# START OF Available data
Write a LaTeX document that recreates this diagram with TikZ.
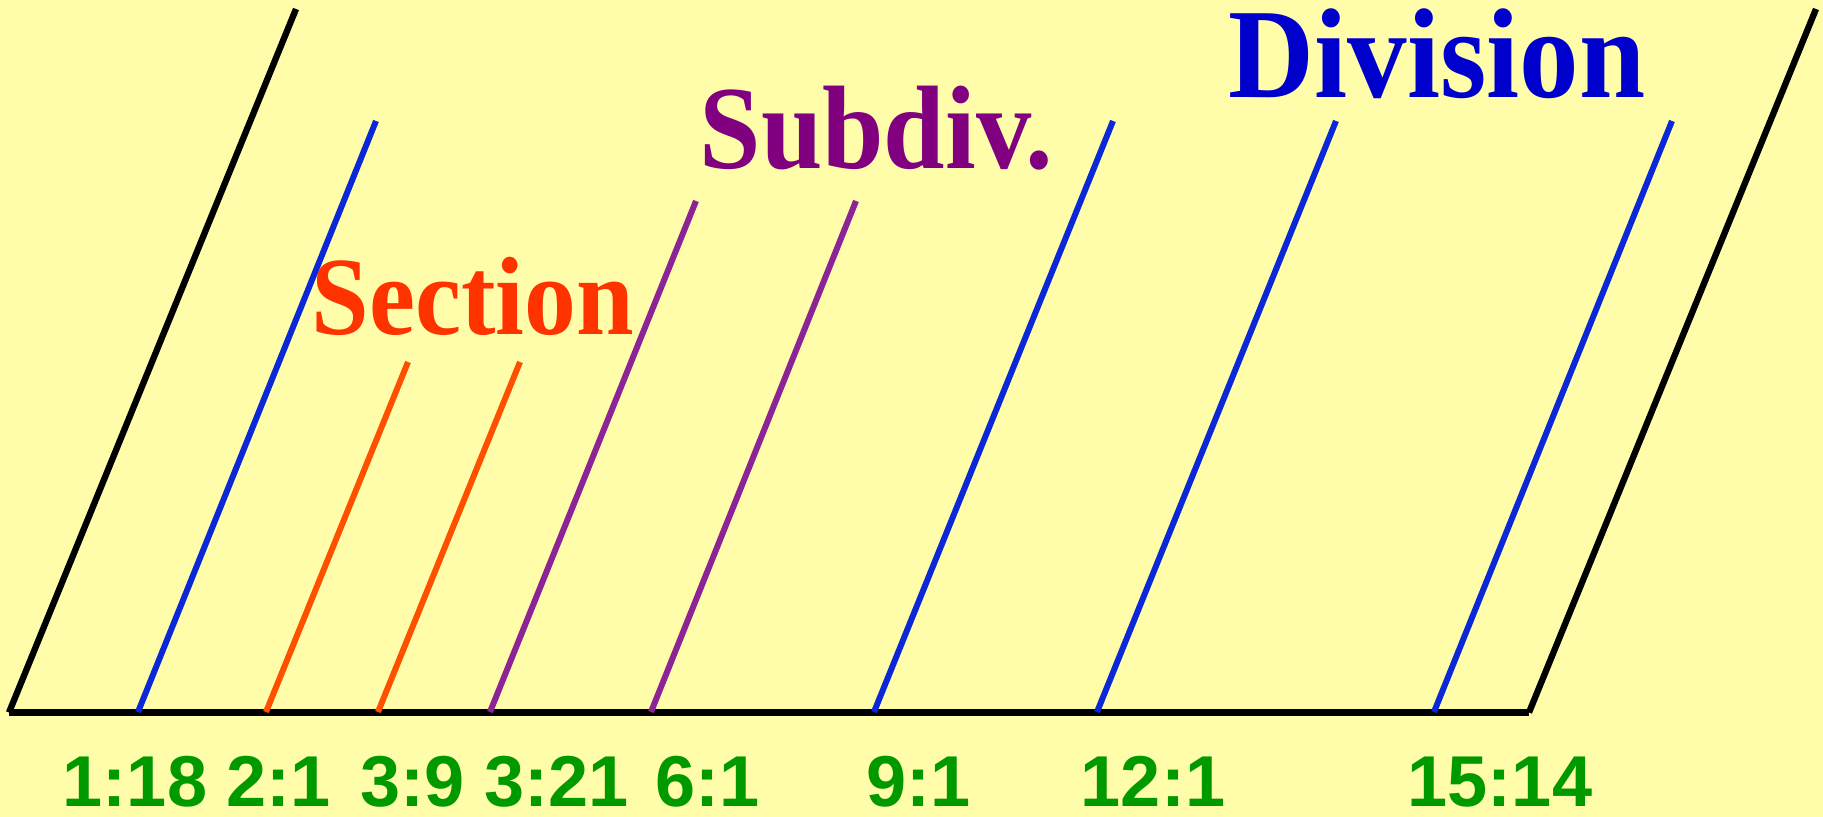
\documentclass[tikz,border=0pt]{standalone}
\usepackage{fontspec}
\setmainfont{Liberation Serif}
\setsansfont{Liberation Sans}
\usepackage{tikz}
\usetikzlibrary{positioning}
\usepackage{xcolor}

\definecolor{paper}{HTML}{FFFDAA}
\definecolor{lineblue}{HTML}{0A28D8}
\definecolor{lineorange}{HTML}{FF5000}
\definecolor{linepurple}{HTML}{8C2496}
\definecolor{sectred}{HTML}{FF3300}
\definecolor{subpurple}{HTML}{800080}
\definecolor{divblue}{HTML}{0000CC}
\definecolor{refgreen}{HTML}{009900}

\newcommand{\narrowtxt}[1]{\scalebox{0.93}[1]{#1}}

\tikzset{
  edge/.style={black, line width=1.8pt},
  division/.style={lineblue, line width=1.7pt},
  section/.style={lineorange, line width=1.7pt},
  subdiv/.style={linepurple, line width=1.7pt},
  title/.style={inner sep=0pt, anchor=base west, font=\bfseries},
  ref/.style={inner sep=0pt, anchor=base, text=refgreen,
    font=\sffamily\bfseries\fontsize{20.5pt}{24pt}\selectfont}
}

\begin{document}
\begin{tikzpicture}
  \fill[paper] (0,0) rectangle (18.23,8.17);
  \useasboundingbox (0,0) rectangle (18.23,8.17);

  % outer frame
  \draw[black, line width=2.2pt] (0.09,1.045) -- (15.29,1.045);
  \draw[edge] (0.09,1.045) -- (2.96,8.08);
  \draw[edge] (15.29,1.045) -- (18.16,8.08);

  % divisions
  \draw[division] (1.38,1.05) -- (3.76,6.96);
  \draw[division] (8.74,1.05) -- (11.13,6.96);
  \draw[division] (10.97,1.05) -- (13.36,6.96);
  \draw[division] (14.34,1.05) -- (16.72,6.96);

  % sections
  \draw[section] (2.66,1.05) -- (4.08,4.55);
  \draw[section] (3.78,1.05) -- (5.20,4.55);

  % subdivisions
  \draw[subdiv] (4.90,1.05) -- (6.96,6.16);
  \draw[subdiv] (6.51,1.05) -- (8.56,6.16);

  % headings
  \node[title, text=sectred] (sectlbl) at (3.11,4.82)
    {\fontsize{31.7pt}{38pt}\selectfont\narrowtxt{Section}};
  \node[title, text=subpurple] (sublbl) at (6.99,6.48)
    {\fontsize{33.8pt}{40pt}\selectfont\narrowtxt{Subdiv.}};
  \node[title, text=divblue] (divlbl) at (12.28,7.19)
    {\fontsize{36.4pt}{44pt}\selectfont\narrowtxt{Division}};

  % references
  \node[ref] (r1) at (1.35,0.1) {1:18};
  \node[ref] (r2) at (2.785,0.1) {2:1};
  \node[ref] (r3) at (4.125,0.1) {3:9};
  \node[ref] (r4) at (5.565,0.1) {3:21};
  \node[ref] (r5) at (7.075,0.1) {6:1};
  \node[ref] (r6) at (9.185,0.1) {9:1};
  \node[ref] (r7) at (11.53,0.1) {12:1};
  \node[ref] (r8) at (15.00,0.1) {15:14};
\end{tikzpicture}
\end{document}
# END OF Available data
- _What is being asked_
Exclude the pictures, and transcribe all of the material exactly.

- _Exercise response_
Write a LaTeX document that recreates this diagram with TikZ.
\documentclass[tikz,border=0pt]{standalone}
\usepackage{fontspec}
\setmainfont{Liberation Serif}
\setsansfont{Liberation Sans}
\usepackage{tikz}
\usetikzlibrary{positioning}
\usepackage{xcolor}

\definecolor{paper}{HTML}{FFFDAA}
\definecolor{lineblue}{HTML}{0A28D8}
\definecolor{lineorange}{HTML}{FF5000}
\definecolor{linepurple}{HTML}{8C2496}
\definecolor{sectred}{HTML}{FF3300}
\definecolor{subpurple}{HTML}{800080}
\definecolor{divblue}{HTML}{0000CC}
\definecolor{refgreen}{HTML}{009900}

\newcommand{\narrowtxt}[1]{\scalebox{0.93}[1]{#1}}

\tikzset{
  edge/.style={black, line width=1.8pt},
  division/.style={lineblue, line width=1.7pt},
  section/.style={lineorange, line width=1.7pt},
  subdiv/.style={linepurple, line width=1.7pt},
  title/.style={inner sep=0pt, anchor=base west, font=\bfseries},
  ref/.style={inner sep=0pt, anchor=base, text=refgreen,
    font=\sffamily\bfseries\fontsize{20.5pt}{24pt}\selectfont}
}

\begin{document}
\begin{tikzpicture}
  \fill[paper] (0,0) rectangle (18.23,8.17);
  \useasboundingbox (0,0) rectangle (18.23,8.17);

  % outer frame
  \draw[black, line width=2.2pt] (0.09,1.045) -- (15.29,1.045);
  \draw[edge] (0.09,1.045) -- (2.96,8.08);
  \draw[edge] (15.29,1.045) -- (18.16,8.08);

  % divisions
  \draw[division] (1.38,1.05) -- (3.76,6.96);
  \draw[division] (8.74,1.05) -- (11.13,6.96);
  \draw[division] (10.97,1.05) -- (13.36,6.96);
  \draw[division] (14.34,1.05) -- (16.72,6.96);

  % sections
  \draw[section] (2.66,1.05) -- (4.08,4.55);
  \draw[section] (3.78,1.05) -- (5.20,4.55);

  % subdivisions
  \draw[subdiv] (4.90,1.05) -- (6.96,6.16);
  \draw[subdiv] (6.51,1.05) -- (8.56,6.16);

  % headings
  \node[title, text=sectred] (sectlbl) at (3.11,4.82)
    {\fontsize{31.7pt}{38pt}\selectfont\narrowtxt{Section}};
  \node[title, text=subpurple] (sublbl) at (6.99,6.48)
    {\fontsize{33.8pt}{40pt}\selectfont\narrowtxt{Subdiv.}};
  \node[title, text=divblue] (divlbl) at (12.28,7.19)
    {\fontsize{36.4pt}{44pt}\selectfont\narrowtxt{Division}};

  % references
  \node[ref] (r1) at (1.35,0.1) {1:18};
  \node[ref] (r2) at (2.785,0.1) {2:1};
  \node[ref] (r3) at (4.125,0.1) {3:9};
  \node[ref] (r4) at (5.565,0.1) {3:21};
  \node[ref] (r5) at (7.075,0.1) {6:1};
  \node[ref] (r6) at (9.185,0.1) {9:1};
  \node[ref] (r7) at (11.53,0.1) {12:1};
  \node[ref] (r8) at (15.00,0.1) {15:14};
\end{tikzpicture}
\end{document}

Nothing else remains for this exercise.